DW: Given the present political circumstances, which are obviously difficult and confusing for many people, do you think that it’s perhaps the case that one can only find individual or personal solutions to these larger moral or social problems?
J-PD: Oh, no, I don’t think so, that’s not what we are relating in this film, that’s not what it’s about. We didn’t want to make a film on how immigration today exists in our country and how conditions can be improved, it’s not that. And it’s certain that if it was a wider movement, eventually people would take public positions, they would try to create a power relationship with the people who decide, so that the power of decision would no longer be with them, so things would change.
We haven’t done that, like Luc said.
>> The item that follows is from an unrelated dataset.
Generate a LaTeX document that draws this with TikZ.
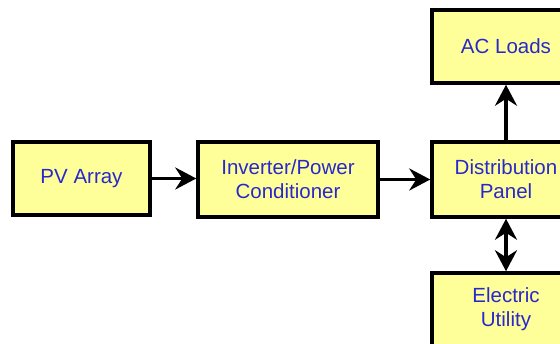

Lorna is not a representative.... There’s no doubt that in everyday life up till today, the better social conditions that we’ve been able to obtain came about because there were people who fought, who went on strike, who did this and that, that’s for sure.
DW: Why did you stop making documentaries and start making fiction films?
J-PD: To answer concretely, I think every filmmaker at a certain point has the desire to make fiction. Then he finds he’s good at it, or he finds he’s not, but if he finds he’s good at it he keeps going. I’m speaking for us, obviously. We wanted to see how we could tell our stories and work with actors, whether they were professionals or non-professionals. In The Promise, for example, we wanted to film someone who let someone else die, and who said to his son, we let him die. In a documentary, you can’t do that, and it’s this human situation that interested us. There is only fiction, for us.
In telling the truth about social relations, fiction allows you to push things farther, even if only that we film things prohibited in documentaries; we can go places where the documentary can’t go, we can film situations that, morally, you wouldn’t allow yourself to shoot in a documentary. That’s certain.